Recent criticisms around law firm IPOs have centered around arguably poorly executed acquisitions by publicly listed law firm players. These deals have subsequently led to financial difficulties for the firms. For example, UK listed law firm Ince was forced to sell off its acquisition of a corporate advisory operation Arden Partners , and in Australia there was much press around listed plaintiff firm Slater & Gordon’s near collapse following the firm’s attempted expansion into the UK.
But a bad acquisition is still a bad acquisition—whether the business is public or private, a law firm or any other type of business. Indeed, there may be many more law firm M&A deals that go bad privately but are not subject to the same disclosure requirements as a publicly listed entity. The fact that bad deals perform poorly in no way changes the core advantages of being publicly listed.
Nevertheless, while outside equity investment offers significant advantages for some, IPOs don’t make sense for all law firms. To cite an obvious factor, many firms may not wish to take on the increased public, shareholder and regulatory scrutiny that listing necessarily entails.
Fortunately, IPOs aren’t the only way for firms to gain access to outside capital. Pursuing private equity investment through an ABS offers the flexibility of capital law firms seek to invest in growth and expanded offerings, without opening themselves up to capital market fluctuations or greater public scrutiny of firm operations.
Legal finance companies, which are becoming increasingly prominent as finance experts for the legal sector, are natural partners for law firms that embrace the ABS model. In equity financing arrangements, the legal finance provider takes a minority position in the ABS. The immediate cash injection allows firms to make long-term investments without sacrificing post-tax partner capital. For example, capital can be used to make key hires, invest in efficiency enhancing technology and facilitate growth into new sectors and jurisdictions. The legal finance provider acts as a passive investor and does not exert influence on the firm’s decision making.

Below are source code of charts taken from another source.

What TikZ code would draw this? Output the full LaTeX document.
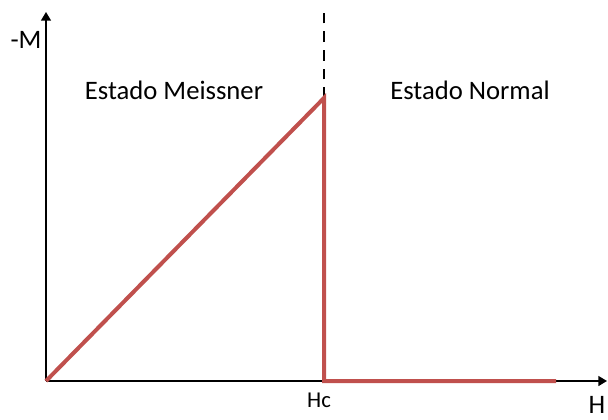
\documentclass[tikz,border=0pt]{standalone}
\usepackage{fontspec}
\setmainfont{Carlito}
\usetikzlibrary{arrows.meta}
\usetikzlibrary{positioning}
\definecolor{curvered}{RGB}{192,80,77}
\tikzset{>=latex}
\tikzstyle{axis} = [-{Triangle[width=7.5pt,length=6.5pt]}, line width=1.1pt]
\tikzstyle{curve} = [draw=curvered, line width=3pt, line join=miter]
\tikzstyle{lbl} = [draw=none, inner sep=0pt, font=\fontsize{20}{22}\selectfont]
\begin{document}
\begin{tikzpicture}[x=0.75pt, y=-0.75pt]
\useasboundingbox (0,0) rectangle (608,419);
\coordinate (O) at (46,381);
\coordinate (Mtop) at (46,12);
\coordinate (Hend) at (607,381);
\coordinate (P) at (324,98);
\coordinate (T) at (324,12);
\coordinate (Hc) at (324,381);
\coordinate (E) at (556,381);
\draw [axis] (O) to (Mtop);
\draw [axis] (O) to (Hend);
\draw [dashed, dash pattern=on 8pt off 6pt, line width=1.1pt] (P) to (T);
\draw [curve] (O) -- (P) -- (Hc) -- (E);
\node [lbl] (M) at (26,40) {-M};
\node [lbl] (H) at (597,405) {H};
\node [lbl, font=\fontsize{17}{19}\selectfont] (HcL) at (319,400) {Hc};
\node [lbl] (meissner) at (174,90) {Estado Meissner};
\node [lbl] (normal) at (470,90) {Estado Normal};
\end{tikzpicture}
\end{document}
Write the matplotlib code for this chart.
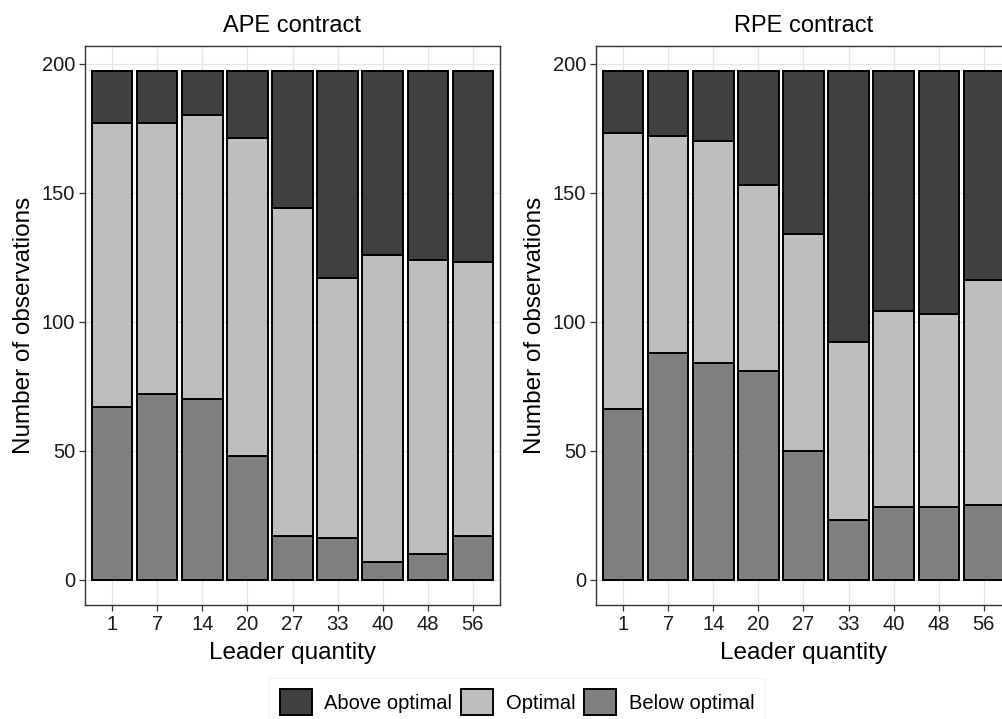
import numpy as np
from matplotlib import pyplot as plt
from matplotlib.patches import Patch

plt.rcParams["font.family"] = ["Liberation Sans", "DejaVu Sans"]

# Leader quantities shown on the x axis
leader = ["1", "7", "14", "20", "27", "33", "40", "48", "56"]

# APE contract counts
ape_below = [67, 72, 70, 48, 17, 16, 7, 10, 17]
ape_optimal = [110, 105, 110, 123, 127, 101, 119, 114, 106]
ape_above = [20, 20, 17, 26, 53, 80, 71, 73, 74]

# RPE contract counts
rpe_below = [66, 88, 84, 81, 50, 23, 28, 28, 29]
rpe_optimal = [107, 84, 86, 72, 84, 69, 76, 75, 87]
rpe_above = [24, 25, 27, 44, 63, 105, 93, 94, 81]

categories = ["Above optimal", "Optimal", "Below optimal"]
colors = {"Above optimal": "#404040", "Optimal": "#BEBEBE", "Below optimal": "#7F7F7F"}

W, H = 1003, 719
fig = plt.figure(figsize=(W / 100, H / 100), dpi=100)


def draw_panel(ax, title, below, optimal, above):
    x = np.arange(1, len(leader) + 1)
    below = np.array(below)
    optimal = np.array(optimal)
    above = np.array(above)
    kw = dict(width=0.9, edgecolor="black", linewidth=1.4, zorder=3)
    ax.bar(x, below, color=colors["Below optimal"], **kw)
    ax.bar(x, optimal, bottom=below, color=colors["Optimal"], **kw)
    ax.bar(x, above, bottom=below + optimal, color=colors["Above optimal"], **kw)

    total = (below + optimal + above).max()
    pad = total * 0.05
    ax.set_ylim(-pad, total + pad)
    ax.set_xlim(0.4, len(leader) + 0.6)
    ax.set_xticks(x)
    ax.set_xticklabels(leader)
    ax.set_yticks([0, 50, 100, 150, 200])

    ax.grid(True, color="#E3E3E3", linewidth=0.9, zorder=0)
    for s in ax.spines.values():
        s.set_color("#333333")
        s.set_linewidth(1.0)
    ax.tick_params(length=4, width=0.9, color="#333333",
                   labelsize=14.5, labelcolor="#1A1A1A", pad=3)
    ax.set_axisbelow(True)

    ax.set_title(title, fontsize=17, pad=10)
    ax.set_xlabel("Leader quantity", fontsize=17.5, labelpad=6)
    ax.set_ylabel("Number of observations", fontsize=17.5, labelpad=5)


bottom = (H - 605) / H
height = (605 - 46) / H
width = 415 / W

ax1 = fig.add_axes([85 / W, bottom, width, height])
draw_panel(ax1, "APE contract", ape_below, ape_optimal, ape_above)

ax2 = fig.add_axes([596 / W, bottom, width, height])
draw_panel(ax2, "RPE contract", rpe_below, rpe_optimal, rpe_above)

handles = [Patch(facecolor=colors[c], edgecolor="black", linewidth=1.4, label=c)
           for c in categories]
leg = fig.legend(handles=handles, loc="upper center",
                 bbox_to_anchor=(517 / W, (H - 668) / H),
                 ncol=3, frameon=True, fontsize=14.5, handlelength=1.6,
                 handleheight=1.6, handletextpad=0.6, columnspacing=0.45,
                 borderpad=0.55, fancybox=False)
leg.get_frame().set_edgecolor("#EEEEEE")
leg.get_frame().set_linewidth(0.8)

fig.savefig("out.png", dpi=100)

The advantages to firms are clear. As the founding partner of a boutique law firm recently explained at the International Legal Finance Association (ILFA) annual conference: “Outside investment in terms of growing a firm and in helping you to deliver upon your vision and strategy at times will be really important. For example, if I want to make some star lateral hires it will enable me to do that sooner... rather than having to wait a number of years. If I want to make a particular investment in technology, again which is really important for a modern law firm, access to capital will be important.”
Burford Capital was the first legal finance provider to take a minority ownership stake in a law firm with its investment in boutique UK law firm PCB Litigation in July 2020.
The soaring popularity of ABS structures in the U.K. is testament to the demand for law firm equity solutions. This is all the more relevant considering the current economic outlook, where traditional capital sources, such as lines of credit, are more costly and difficult to obtain. It is likely that in the coming months and years, we will see increasing interest in law firm equity investments as a way for law firms to innovate, grow and better serve clients.
Ultimately, it seems needlessly shortsighted that law firms continue to rely on the outdated, cash-based partnership model. Equity investments, while not a panacea, represent a pivotal change for the better.